Jesus -- who does "dorky enthusiasm" about the best of any boy you've ever seen in life, of course -- says that, at the least, they trust each other, which means it'll be fine. Not even about sex. "It helps you connect even more to whatever magic you're already hooked up to." Which is true and Lala knows it, but never put it into those words. Jesus points out that he's clearly intuitive -- in the very specific sense required for work of this nature -- and Lala laughs. "So you're more like a shaman in a Sunday hat." As is Lafayette, Jesus reminds him, and they do the V, like jumping off of something tall, and it's fingerlicking good.
Sam comes into the bar and Arlene acts all nervous like he's going to beat some meth dealers to death first thing, and hop-scoots over to save his hangover from the TV. Specifically, a news report about Russell's compound being completely empty, its many gay servants having vanished into thin air leaving only black wifebeaters and tight jeans in their wake. Everybody is scared of him, including Terry, or maybe Terry's just being weird as usual, but not including Tommy, who loved watching his big brother beat up a whatever-they-are, and even makes a "hair of the dog" joke that only the two of them can understand. Sam finally tells everybody to stop walking on eggshells, and that he's already talked to Lafayette and Calvin is fine: "So pretend you're all normal?"
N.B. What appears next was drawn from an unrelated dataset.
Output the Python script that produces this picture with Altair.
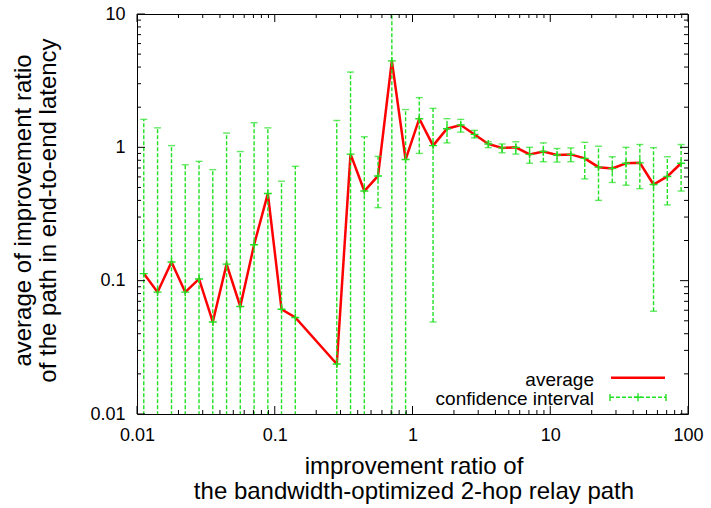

Ha! Fat chance. Holly Cleary presents him with a little vial of black cohosh, which he mistakes for pot, and she explains sunnily. "Brings down your testosterone levels. For your rage? You obviously have a problem." He asks if she's got anything for "nosiness and bad boundaries," and she says it's just her hobby, as a Wiccan, to make remedies and tinctures and things for people. (Arlene staaaaares.) Sam tells her the only rules for Merlotte's are A) No dancing and B) No religion. (I'm assuming before Jane Bodehouse got her groove back there was just one rule.)
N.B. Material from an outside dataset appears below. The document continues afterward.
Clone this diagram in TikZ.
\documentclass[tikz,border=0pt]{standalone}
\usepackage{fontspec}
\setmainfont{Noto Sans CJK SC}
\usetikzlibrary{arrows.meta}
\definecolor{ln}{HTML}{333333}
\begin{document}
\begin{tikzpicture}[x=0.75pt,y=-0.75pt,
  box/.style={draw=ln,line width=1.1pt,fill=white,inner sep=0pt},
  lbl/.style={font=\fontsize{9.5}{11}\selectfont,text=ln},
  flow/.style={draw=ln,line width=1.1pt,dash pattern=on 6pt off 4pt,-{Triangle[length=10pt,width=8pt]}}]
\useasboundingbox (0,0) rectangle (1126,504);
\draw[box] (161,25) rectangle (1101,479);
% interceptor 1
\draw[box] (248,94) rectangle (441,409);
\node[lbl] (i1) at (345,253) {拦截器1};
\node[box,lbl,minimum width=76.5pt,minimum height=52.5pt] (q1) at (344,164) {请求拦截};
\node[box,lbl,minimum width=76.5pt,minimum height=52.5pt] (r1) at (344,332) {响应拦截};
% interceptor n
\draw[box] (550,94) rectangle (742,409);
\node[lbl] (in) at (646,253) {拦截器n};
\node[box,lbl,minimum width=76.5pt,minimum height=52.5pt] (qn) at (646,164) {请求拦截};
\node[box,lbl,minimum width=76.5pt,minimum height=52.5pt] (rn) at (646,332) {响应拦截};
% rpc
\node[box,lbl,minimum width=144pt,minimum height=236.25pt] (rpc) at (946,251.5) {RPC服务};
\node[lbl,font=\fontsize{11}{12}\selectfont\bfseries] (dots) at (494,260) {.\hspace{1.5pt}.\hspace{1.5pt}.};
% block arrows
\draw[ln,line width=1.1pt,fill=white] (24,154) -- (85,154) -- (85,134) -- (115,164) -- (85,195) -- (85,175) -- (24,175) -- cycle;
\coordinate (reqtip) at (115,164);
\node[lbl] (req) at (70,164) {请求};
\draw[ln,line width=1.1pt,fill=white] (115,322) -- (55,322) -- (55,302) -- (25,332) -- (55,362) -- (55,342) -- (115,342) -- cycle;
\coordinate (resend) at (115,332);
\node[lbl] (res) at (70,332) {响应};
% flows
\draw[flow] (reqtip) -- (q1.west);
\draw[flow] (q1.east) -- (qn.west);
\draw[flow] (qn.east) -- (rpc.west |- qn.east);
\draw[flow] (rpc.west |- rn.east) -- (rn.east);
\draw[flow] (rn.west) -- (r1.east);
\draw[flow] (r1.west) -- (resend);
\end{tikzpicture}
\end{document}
(And yes, in this very Carmen Sandiego culturally-aware Rachel Getting Married episode, that sticks out as a "Wicca is a real religion" PSA, which it is on one level. But there are about three reasons we can't see yet why this needs to be in place, so consider that line to be Sam telling you, the viewer, that we should just stop worrying and consider Wicca a real religion from here on out. Not that it isn't, just that on your supernatural TV programs sometimes it is and sometimes it isn't, but in this case it's just a religion like any other. And by my count, the only sane one they've shown to date.)